Former Utne Reader senior editor Keith Goetzman on environmental issues from climate change to composting.
Beware the vine creep. That’s the name given to the widespread profusion of lianas—woody, tree-climbing vines—across the tropical forests of North, South, and Central America.
The phenomenon has previously been documented in the Amazon, but now ecologists have confirmed that vines are on the march in Panama, Brazil, and French Guiana, reports Conservation magazine.
“We are witnessing a fundamental structural change in the physical makeup of forests that will have a profound impact on the animals, human communities, and businesses that depend on them for their livelihoods,” Stefan Schnitzer of the Smithsonian Tropical Research Institute and the University of Wisconsin tells Conservation.
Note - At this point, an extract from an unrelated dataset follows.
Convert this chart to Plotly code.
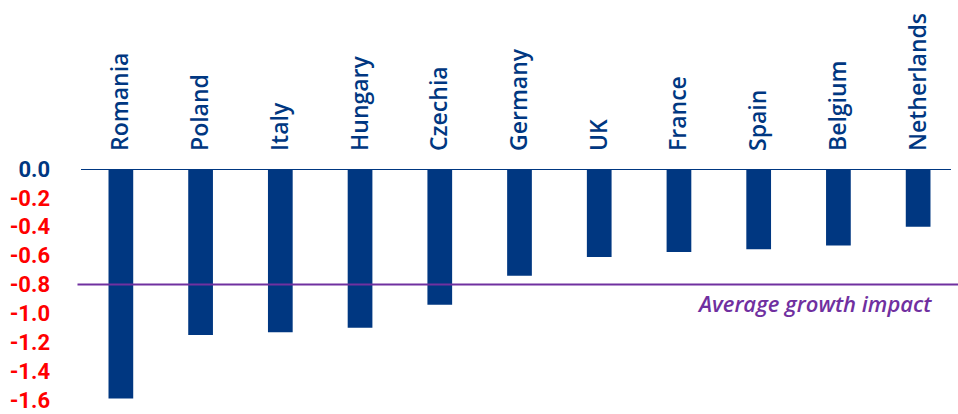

The lianas, Schnitzer explains, don’t just climb their host tree: They compete with it, stealing its sunlight from above and its groundwater and nutrients from below. But researchers don’t know exactly why they’re thriving. Writes Smithsonian Science:
There is still no consensus as to why lianas are gaining the upper hand. They may survive seasonal droughts that are becoming more common as climate becomes more variable. They may recover more quickly from natural disturbances such as hurricanes and El Niño events and from human disturbances like logging, clearing land for agriculture and road building. Lianas respond quickly to an increase in atmospheric carbon dioxide—growing faster than associated tree species in several experiments.